Self Portrait (1935)

We went to the Estorick Collection’s postponed exhibition of the art of Tullio Crali A Futurist Life, the first devoted to him in the UK. Crali was a key figure in the second wave of Futurism, to which he remained attached with idealistic devotion, and the major proponent of aeropittura, painting inspired by aerial flight.


The Force of the Bend (1930)

Crali was born in 1910 in Montenegro and spent much of his life in Gorizia, near Trieste. He developed an enthusiasm for Futurism as a schoolboy and taught himself to paint in a Futurist style. Marinetti wrote to him in 1929, “Dear Futurist, Delighted to have you with us in the Futurist struggle.” Meeting Marinetti, who favoured him with a smile, was the high point of his life.


Cosmic Maternity (1960)

This remarkable exhibition gathers works from the Crali family collection that span the artist’s long life (he died in 2000), many unseen for decades. His most famous painting Nose-Diving the City (which the Estorick included in its 2005 exhibition Painting the Skies) is not included, but his intoxication with flying is well-represented.

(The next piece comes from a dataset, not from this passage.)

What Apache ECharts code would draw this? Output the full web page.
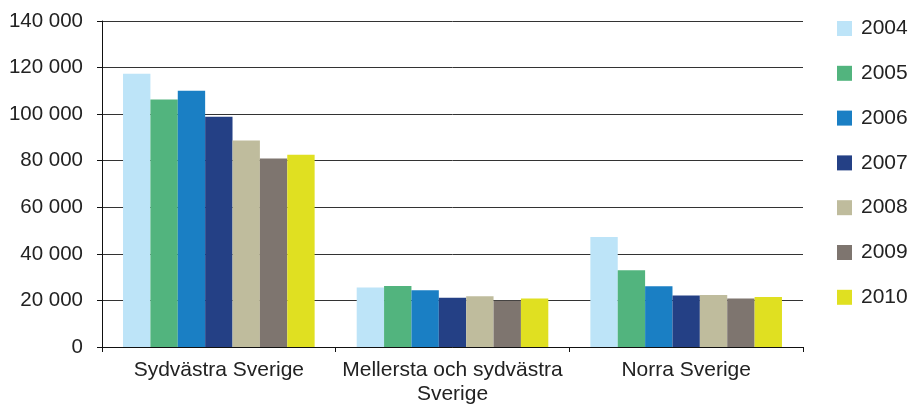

The Forces of the Infinite (1931)

After the war the position of Futurists became difficult in Italy. Crali never had much interest in politics and engaged as a naïve patriot – “acquiescence”, the word the curators choose to describe his relationship with the regime, is accurate. In 1942 Crali and Marinetti produced a manifesto (always a manifesto!) about the potential artistic contribution to the war effort, Plastic Illusionism of War and Perfecting the Earth, whose ideas about camouflage did not appeal much to the military mind:

“Spiritualise materiality and vulgarity by means of gigantic winged colourful transparent free-word compositions in such a way that a smoking factory might metamorphosise into an evanescent mystical chapel fringed with angels and bells.”


Vegetable Volumes (1948)

Unlike Depero, who had to emigrate to the USA to continue as an artist, Crali survived with a teaching job in Italy. His post-war still lifes (above) gained in depth and subtlety.

Futurism was a way of life to Crali, not to be abandoned when circumstances changed. At a meeting of Futurists in 1950 – and I was surprised to learn that there was still an organised Futurist movement after Marinetti’s death – Benedetta Marinetti dissolved the movement, a decision Crali refused to accept, and in his own mind he remained a Futurist.


Lights at Sunset in Ostia (1930)

Teaching posts in Paris and Cairo introduced Crali, ever curious about his world, to new scenes, new people, new shapes and new possibilities. His late embrace of found art from rocks, the Sassintesi (“Stonetheses”) was, in his mind, still a Futurist enterprise.